▶ [ENTRIES]
--- start ---

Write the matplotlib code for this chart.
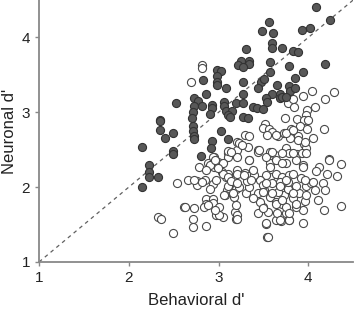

--- end ---
--- start ---

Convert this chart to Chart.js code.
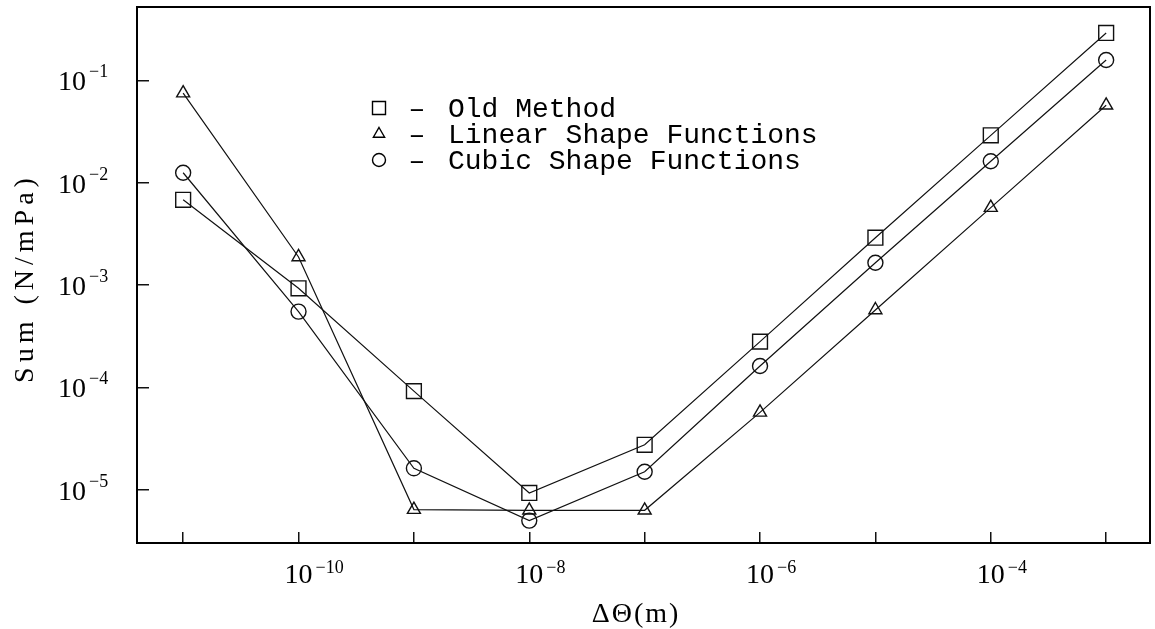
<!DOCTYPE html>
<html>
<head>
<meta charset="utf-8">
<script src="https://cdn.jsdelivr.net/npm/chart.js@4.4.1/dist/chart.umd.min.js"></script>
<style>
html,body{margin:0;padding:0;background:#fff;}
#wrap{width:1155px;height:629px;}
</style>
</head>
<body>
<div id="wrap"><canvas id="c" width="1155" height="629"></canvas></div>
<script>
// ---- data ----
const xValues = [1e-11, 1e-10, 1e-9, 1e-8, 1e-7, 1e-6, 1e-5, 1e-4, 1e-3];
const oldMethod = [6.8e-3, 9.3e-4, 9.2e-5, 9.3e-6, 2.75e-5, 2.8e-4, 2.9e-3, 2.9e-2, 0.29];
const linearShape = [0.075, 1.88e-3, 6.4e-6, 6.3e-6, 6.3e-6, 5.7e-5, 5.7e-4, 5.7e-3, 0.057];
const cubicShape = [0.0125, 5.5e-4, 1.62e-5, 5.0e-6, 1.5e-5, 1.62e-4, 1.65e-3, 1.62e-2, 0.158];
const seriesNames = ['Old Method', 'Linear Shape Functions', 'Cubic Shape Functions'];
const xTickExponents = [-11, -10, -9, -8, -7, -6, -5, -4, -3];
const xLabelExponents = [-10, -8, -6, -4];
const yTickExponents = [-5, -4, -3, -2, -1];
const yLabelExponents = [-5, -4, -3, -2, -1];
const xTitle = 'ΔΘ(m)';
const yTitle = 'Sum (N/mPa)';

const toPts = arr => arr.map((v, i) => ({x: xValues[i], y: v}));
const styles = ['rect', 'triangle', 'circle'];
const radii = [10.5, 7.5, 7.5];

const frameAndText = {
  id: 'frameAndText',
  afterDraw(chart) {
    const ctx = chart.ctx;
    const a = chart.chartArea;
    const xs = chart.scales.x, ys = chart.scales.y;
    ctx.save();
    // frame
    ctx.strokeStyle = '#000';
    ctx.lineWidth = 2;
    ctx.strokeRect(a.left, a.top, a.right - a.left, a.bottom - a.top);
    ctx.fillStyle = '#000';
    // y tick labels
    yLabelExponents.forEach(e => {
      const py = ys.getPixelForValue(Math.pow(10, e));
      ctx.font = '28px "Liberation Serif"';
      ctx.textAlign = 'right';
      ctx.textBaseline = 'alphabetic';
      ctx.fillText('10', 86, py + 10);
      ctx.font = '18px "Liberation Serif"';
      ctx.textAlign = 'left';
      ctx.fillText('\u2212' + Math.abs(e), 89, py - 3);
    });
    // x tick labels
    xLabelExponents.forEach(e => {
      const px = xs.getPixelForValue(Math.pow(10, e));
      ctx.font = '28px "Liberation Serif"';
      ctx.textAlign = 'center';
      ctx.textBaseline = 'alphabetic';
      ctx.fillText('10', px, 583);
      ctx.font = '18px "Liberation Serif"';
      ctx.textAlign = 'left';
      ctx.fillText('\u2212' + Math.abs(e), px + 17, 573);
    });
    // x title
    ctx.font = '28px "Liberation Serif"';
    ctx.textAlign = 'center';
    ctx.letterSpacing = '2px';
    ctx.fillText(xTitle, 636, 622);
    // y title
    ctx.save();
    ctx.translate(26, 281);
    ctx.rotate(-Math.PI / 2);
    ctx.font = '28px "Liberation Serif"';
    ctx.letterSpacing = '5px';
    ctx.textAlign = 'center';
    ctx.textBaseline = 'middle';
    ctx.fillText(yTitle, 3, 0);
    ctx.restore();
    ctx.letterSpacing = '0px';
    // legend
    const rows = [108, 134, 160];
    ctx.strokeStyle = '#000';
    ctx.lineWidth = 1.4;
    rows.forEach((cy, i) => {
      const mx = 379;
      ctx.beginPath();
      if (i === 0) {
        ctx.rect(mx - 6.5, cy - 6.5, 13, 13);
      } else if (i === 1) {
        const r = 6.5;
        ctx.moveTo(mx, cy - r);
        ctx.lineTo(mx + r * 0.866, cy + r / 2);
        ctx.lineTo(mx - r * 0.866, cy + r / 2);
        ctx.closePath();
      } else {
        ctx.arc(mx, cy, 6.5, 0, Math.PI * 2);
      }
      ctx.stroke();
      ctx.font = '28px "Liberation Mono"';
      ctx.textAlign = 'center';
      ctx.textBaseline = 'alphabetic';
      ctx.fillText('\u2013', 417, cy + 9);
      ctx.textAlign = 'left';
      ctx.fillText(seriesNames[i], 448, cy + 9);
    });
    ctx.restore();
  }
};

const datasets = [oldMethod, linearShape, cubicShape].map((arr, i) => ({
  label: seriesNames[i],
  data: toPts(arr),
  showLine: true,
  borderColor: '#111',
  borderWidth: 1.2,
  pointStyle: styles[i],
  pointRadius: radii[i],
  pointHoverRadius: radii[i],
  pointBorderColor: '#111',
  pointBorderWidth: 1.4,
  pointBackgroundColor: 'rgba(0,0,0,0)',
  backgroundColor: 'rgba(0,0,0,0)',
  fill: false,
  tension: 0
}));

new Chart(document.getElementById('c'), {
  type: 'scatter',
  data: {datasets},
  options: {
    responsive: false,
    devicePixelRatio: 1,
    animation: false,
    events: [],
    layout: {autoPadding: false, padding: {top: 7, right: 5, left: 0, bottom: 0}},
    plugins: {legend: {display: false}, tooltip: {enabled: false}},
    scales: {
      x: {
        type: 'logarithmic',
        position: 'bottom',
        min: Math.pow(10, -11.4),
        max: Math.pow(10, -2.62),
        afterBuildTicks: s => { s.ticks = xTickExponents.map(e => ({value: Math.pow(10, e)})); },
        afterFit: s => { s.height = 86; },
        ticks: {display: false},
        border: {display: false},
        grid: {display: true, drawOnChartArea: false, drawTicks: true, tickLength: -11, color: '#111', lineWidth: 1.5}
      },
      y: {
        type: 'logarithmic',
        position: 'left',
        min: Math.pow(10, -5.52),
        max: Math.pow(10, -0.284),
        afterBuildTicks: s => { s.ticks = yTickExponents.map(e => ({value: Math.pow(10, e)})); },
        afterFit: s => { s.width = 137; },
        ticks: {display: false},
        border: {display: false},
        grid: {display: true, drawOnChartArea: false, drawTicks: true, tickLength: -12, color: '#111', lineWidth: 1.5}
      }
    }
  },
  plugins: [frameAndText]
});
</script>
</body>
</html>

--- end ---

▶ [STATED TASK]
Extract the stretch of lines that begins at the line with "Convert this chart to Chart.js code." and ends at the line with "const radii = [10.5, 7.5, 7.5];", inclusive. Omit every picture.

▶ [RIGHT ANSWER]
Convert this chart to Chart.js code.
<!DOCTYPE html>
<html>
<head>
<meta charset="utf-8">
<script src="https://cdn.jsdelivr.net/npm/chart.js@4.4.1/dist/chart.umd.min.js"></script>
<style>
html,body{margin:0;padding:0;background:#fff;}
#wrap{width:1155px;height:629px;}
</style>
</head>
<body>
<div id="wrap"><canvas id="c" width="1155" height="629"></canvas></div>
<script>
// ---- data ----
const xValues = [1e-11, 1e-10, 1e-9, 1e-8, 1e-7, 1e-6, 1e-5, 1e-4, 1e-3];
const oldMethod = [6.8e-3, 9.3e-4, 9.2e-5, 9.3e-6, 2.75e-5, 2.8e-4, 2.9e-3, 2.9e-2, 0.29];
const linearShape = [0.075, 1.88e-3, 6.4e-6, 6.3e-6, 6.3e-6, 5.7e-5, 5.7e-4, 5.7e-3, 0.057];
const cubicShape = [0.0125, 5.5e-4, 1.62e-5, 5.0e-6, 1.5e-5, 1.62e-4, 1.65e-3, 1.62e-2, 0.158];
const seriesNames = ['Old Method', 'Linear Shape Functions', 'Cubic Shape Functions'];
const xTickExponents = [-11, -10, -9, -8, -7, -6, -5, -4, -3];
const xLabelExponents = [-10, -8, -6, -4];
const yTickExponents = [-5, -4, -3, -2, -1];
const yLabelExponents = [-5, -4, -3, -2, -1];
const xTitle = 'ΔΘ(m)';
const yTitle = 'Sum (N/mPa)';

const toPts = arr => arr.map((v, i) => ({x: xValues[i], y: v}));
const styles = ['rect', 'triangle', 'circle'];
const radii = [10.5, 7.5, 7.5];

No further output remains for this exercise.